What is the source of the funds to launder and how/why is it already in the bank?




> What is the source of the funds to launder and how/why is it already in the bank?

Money mules; you offer some influentiable kid some money to deposit cash into their account and send it on to someone else. Or an old lady. I'm sure part of the Nigerian prince thing is money laundering.

Second one that is very prevalent is physical stores that never seem to get any customers, e.g. in my neck of the woods there's these mobile phone companies everywhere. I'm sure they sell phones, simcards and accessories on occasion, but I can't see how it would cover the cost of rent, let alone make a profit. Unless once a month someone comes in with a few thousand in cash that then gets added to the books over time.

Oh, there actually was an article on HN about that recently, that was "american" candy shops in london: https://www.standard.co.uk/news/london/london-news-american-...


I don't think OP knows what he is talking about? You also need "thousands" of accounts, and unless you are opening these remotely, I don't know how you can get this many people to co-operate with your scheme. That also doesn't cover the first part: Laundering the money into the bank. (if the money is already in the banking system, there is nothing to launder).

To be honest, I don't think money laundering is real, or significant. I see most money laundering rules as hidden or mislabeled sanctions on other countries, group of individuals or institutions.


Money laundering is real, but for some reason everything that I read online (e.g. in news articles or comments) about it is complete nonsense.

E.g. here the nonsense is why money that you already have in a bank account needs to be sent to someone else via 1000s of random small transactions. At best that would add a layer of confusion, but you still have the money laundering problems for the sending and final receiving person.


It is complete non-sense. Banks don’t have a good framework for detecting suspicious transactions. They also happen to not really care and rightfully so: it’s not their job and shouldn’t be their responsibility.

What happens is that banks are trying to cover their ass and please regulators so they don’t get fined.

Of course all regulation does is add complexity. You still have the most common way to launder money: know the top-banker and have connections inside the bank. With the right amount of money you can buy all the KYC you need.

Which means all this regulations is either malicious or plain ignorant. I think it’s malicious.

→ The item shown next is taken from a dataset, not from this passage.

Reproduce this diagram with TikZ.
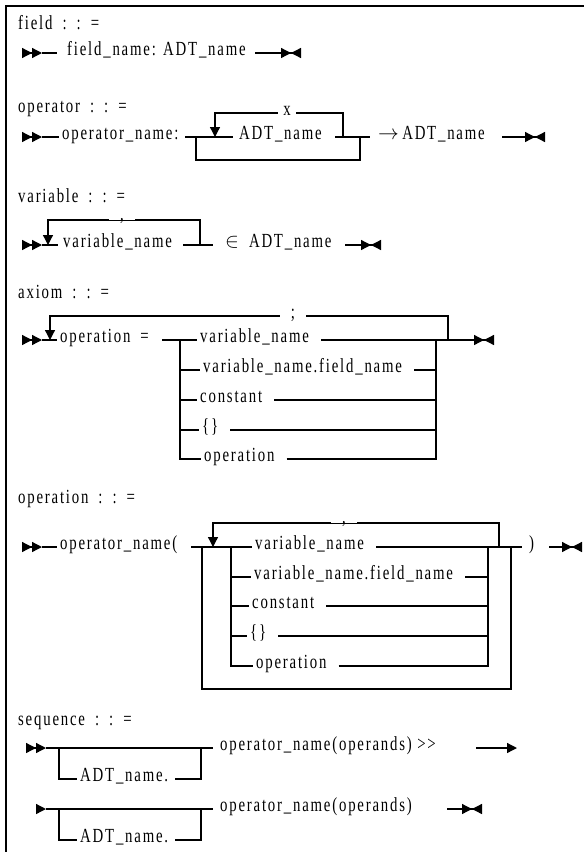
\documentclass[tikz,border=0pt]{standalone}
\usepackage{fontspec}
\setmainfont{Liberation Serif}[FakeStretch=0.74,LetterSpace=9]
\usetikzlibrary{arrows.meta}
\tikzset{
  rail/.style={line width=1.3pt},
  frameline/.style={line width=2.5pt},
  word/.style={inner sep=0pt, anchor=mid west, font={\fontsize{20}{22}\selectfont}},
  heading/.style={inner sep=0pt, anchor=base west, font={\fontsize{20}{22}\selectfont}},
  gaplabel/.style={fill=white, inner xsep=11pt, inner ysep=0pt, text height=1.4ex, text depth=0pt, anchor=mid, font={\fontsize{20}{22}\selectfont}},
  startmark/.style={-{Triangle[length=10pt,width=10pt]Triangle[length=10pt,width=10pt]}},
  onemark/.style={-{Triangle[length=10pt,width=10pt]}},
  endmark/.style={-{Triangle[length=10pt,width=10pt]Triangle[length=10pt,width=10pt,reversed]}}
}
\begin{document}
\begin{tikzpicture}[x=1pt, y=-1pt]
\useasboundingbox (0,0) rectangle (584,852);
\coordinate (boxTR) at (584,5.8);
\coordinate (boxTL) at (6.2,5.8);
\coordinate (boxBL) at (6.2,852);
\draw[frameline] (boxTR) -- (boxTL) -- (boxBL);

\node[heading] (fieldHead) at (18,29) {field\enspace:\enspace:\enspace=};
\coordinate (fieldS) at (22,53);
\coordinate (fieldA) at (42,53);
\coordinate (fieldB) at (57,53);
\node[word] (fieldName) at (67,53) {field\_name: ADT\_name};
\coordinate (fieldC) at (255,53);
\coordinate (fieldE) at (301,53);
\draw[rail, startmark] (fieldS) -- (fieldA);
\draw[rail] (fieldA) -- (fieldB);
\draw[rail, endmark] (fieldC) -- (fieldE);

\node[heading] (opHead) at (18,112) {operator\enspace:\enspace:\enspace=};
\coordinate (opS) at (22,137);
\coordinate (opA) at (42,137);
\coordinate (opB) at (59,137);
\node[word] (opName) at (62,137) {operator\_name:};
\coordinate (opC) at (185,137);
\coordinate (opSplit) at (196,137);
\coordinate (opBack) at (215,137);
\coordinate (opD) at (233,137);
\node[word] (opArg) at (239,137) {ADT\_name};
\coordinate (opF) at (335,137);
\coordinate (opLoop) at (343,137);
\coordinate (opJoin) at (360,137);
\coordinate (opG) at (370,137);
\node[word] (opRes) at (378,137) {$\rightarrow$\,ADT\_name};
\coordinate (opH) at (502,137);
\coordinate (opE) at (545,137);
\draw[rail, startmark] (opS) -- (opA);
\draw[rail] (opA) -- (opB);
\draw[rail] (opC) -- (opD);
\draw[rail] (opF) -- (opG);
\draw[rail] (opSplit) -- ++(0,23) -| (opJoin);
\draw[rail, onemark] (opLoop) -- ++(0,-24) -| (opBack);
\node[gaplabel, inner xsep=5pt] (opX) at (287,113) {x};
\draw[rail, endmark] (opH) -- (opE);

\node[heading] (varHead) at (18,202) {variable\enspace:\enspace:\enspace=};
\coordinate (varS) at (22,245);
\coordinate (varA) at (42,245);
\coordinate (varBack) at (48,245);
\coordinate (varB) at (58,245);
\coordinate (varC) at (183,245);
\coordinate (varLoop) at (200,245);
\coordinate (varD) at (213,245);
\coordinate (varH) at (345,245);
\coordinate (varE) at (381,245);
\draw[rail, startmark] (varS) -- (varA);
\draw[rail] (varA) -- (varB);
\draw[rail] (varC) -- (varD);
\draw[rail, onemark] (varLoop) -- ++(0,-25) -| (varBack);
\node[gaplabel, yshift=2pt] (varComma) at (122,220) {,};
\node[word] (varName) at (63,245) {variable\_name};
\node[word] (varType) at (225,245) {$\in$\enspace ADT\_name};
\draw[rail, endmark] (varH) -- (varE);

\node[heading] (axHead) at (18,298) {axiom\enspace:\enspace:\enspace=};
\coordinate (axS) at (22,340);
\coordinate (axA) at (42,340);
\coordinate (axBack) at (50,340);
\coordinate (axB) at (57,340);
\node[word] (axOp) at (60,340) {operation\enspace=};
\coordinate (axC) at (162,340);
\coordinate (axL) at (180,340);
\node[word] (axV) at (200,340) {variable\_name};
\node[word] (axVF) at (203,370) {variable\_name.field\_name};
\node[word] (axK) at (200,400) {constant};
\node[word] (axSet) at (202,430) {\{\}};
\node[word] (axO) at (204,459) {operation};
\coordinate (axR) at (436,340);
\coordinate (axLoop) at (448,340);
\coordinate (axE) at (494,340);
\draw[rail, startmark] (axS) -- (axA);
\draw[rail] (axA) -- (axB);
\draw[rail] (axC) -- ([xshift=-3pt]axV.mid west);
\draw[rail] (axL) |- ([xshift=-3pt]axO.mid west);
\draw[rail] (axVF.mid west -| axL) -- ([xshift=-3pt]axVF.mid west);
\draw[rail] (axK.mid west -| axL) -- ([xshift=-3pt]axK.mid west);
\draw[rail] (axSet.mid west -| axL) -- ([xshift=-3pt]axSet.mid west);
\draw[rail] ([xshift=12pt]axV.mid east) -- (axR);
\draw[rail] ([xshift=12pt]axVF.mid east) -- (axVF.mid east -| axR);
\draw[rail] ([xshift=12pt]axK.mid east) -- (axK.mid east -| axR);
\draw[rail] ([xshift=12pt]axSet.mid east) -- (axSet.mid east -| axR);
\draw[rail] ([xshift=12pt]axO.mid east) -| (axR);
\draw[rail, onemark] (axLoop) -- ++(0,-24) -| (axBack);
\node[gaplabel] (axSemi) at (293,316) {;};
\draw[rail, endmark] (axR) -- (axE);

\node[heading] (opnHead) at (18,503) {operation\enspace:\enspace:\enspace=};
\coordinate (opnS) at (22,547);
\coordinate (opnA) at (42,547);
\coordinate (opnB) at (57,547);
\node[word] (opnName) at (60,547) {operator\_name(};
\coordinate (opnC) at (191,547);
\coordinate (opnOL) at (202,547);
\coordinate (opnBack) at (213,547);
\coordinate (opnIL) at (231,547);
\node[word] (opnV) at (255,547) {variable\_name};
\node[word] (opnVF) at (254,577) {variable\_name.field\_name};
\node[word] (opnK) at (252,606) {constant};
\node[word] (opnSet) at (250,636) {\{\}};
\node[word] (opnO) at (256,666) {operation};
\coordinate (opnIR) at (488,547);
\coordinate (opnLoop) at (499,547);
\coordinate (opnOR) at (511,547);
\coordinate (opnD) at (522,547);
\node[word] (opnClose) at (529,547) {)};
\coordinate (opnH) at (549,547);
\coordinate (opnE) at (582,547);
\draw[rail, startmark] (opnS) -- (opnA);
\draw[rail] (opnA) -- (opnB);
\draw[rail] (opnC) -- ([xshift=-3pt]opnV.mid west);
\draw[rail] (opnOL) -- ++(0,142) -| (opnOR);
\draw[rail] (opnIL) |- ([xshift=-3pt]opnO.mid west);
\draw[rail] (opnVF.mid west -| opnIL) -- ([xshift=-3pt]opnVF.mid west);
\draw[rail] (opnK.mid west -| opnIL) -- ([xshift=-3pt]opnK.mid west);
\draw[rail] (opnSet.mid west -| opnIL) -- ([xshift=-3pt]opnSet.mid west);
\draw[rail] ([xshift=12pt]opnV.mid east) -- (opnD);
\draw[rail] ([xshift=12pt]opnVF.mid east) -- (opnVF.mid east -| opnIR);
\draw[rail] ([xshift=12pt]opnK.mid east) -- (opnK.mid east -| opnIR);
\draw[rail] ([xshift=12pt]opnSet.mid east) -- (opnSet.mid east -| opnIR);
\draw[rail] ([xshift=12pt]opnO.mid east) -| (opnIR);
\draw[rail, onemark] (opnLoop) -- ++(0,-24) -| (opnBack);
\node[gaplabel, yshift=2pt] (opnComma) at (344,523) {,};
\draw[rail, endmark] (opnH) -- (opnE);

\node[heading] (seqHead) at (18,725) {sequence\enspace:\enspace:\enspace=};
\coordinate (seqAS) at (26,748);
\coordinate (seqAA) at (46,748);
\coordinate (seqAL) at (59,748);
\coordinate (seqAR) at (201,748);
\coordinate (seqAD) at (213,748);
\node[word] (seqAT) at (80,779) {ADT\_name.};
\node[word] (seqACall) at (220,748) {operator\_name(operands) >{}>};
\coordinate (seqAF) at (476,748);
\coordinate (seqAE) at (517,748);
\draw[rail, startmark] (seqAS) -- (seqAA);
\draw[rail] (seqAA) -- (seqAD);
\draw[rail] (seqAL) |- ([xshift=-3pt]seqAT.mid west);
\draw[rail] ([xshift=7pt]seqAT.mid east) -| (seqAR);
\draw[rail, onemark] (seqAF) -- (seqAE);

\coordinate (seqBS) at (36,809);
\coordinate (seqBA) at (46,809);
\coordinate (seqBL) at (59,809);
\coordinate (seqBR) at (201,809);
\coordinate (seqBD) at (213,809);
\node[word] (seqBT) at (80,840) {ADT\_name.};
\node[word] (seqBCall) at (220,809) {operator\_name(operands)};
\coordinate (seqBF) at (447,809);
\coordinate (seqBE) at (482,809);
\draw[rail, onemark] (seqBS) -- (seqBA);
\draw[rail] (seqBA) -- (seqBD);
\draw[rail] (seqBL) |- ([xshift=-3pt]seqBT.mid west);
\draw[rail] ([xshift=7pt]seqBT.mid east) -| (seqBR);
\draw[rail, endmark] (seqBF) -- (seqBE);
\end{tikzpicture}
\end{document}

Yes. It starts with sanctions on countries. Banks are only just starting to correlate payments that may actually be the same party if they are different physical institutions/entities, down to the legal entity (LEI).


Of course it is.

It's just that you and I aren't big enough fish for the banks to look the other way, if we do it.

Gotta be a Mexican drug cartel, or a Russian oligarch to succeed in money laundering.


> To be honest, I don't think money laundering is real, or significant.

Heard it all now time for me to get off this site I think.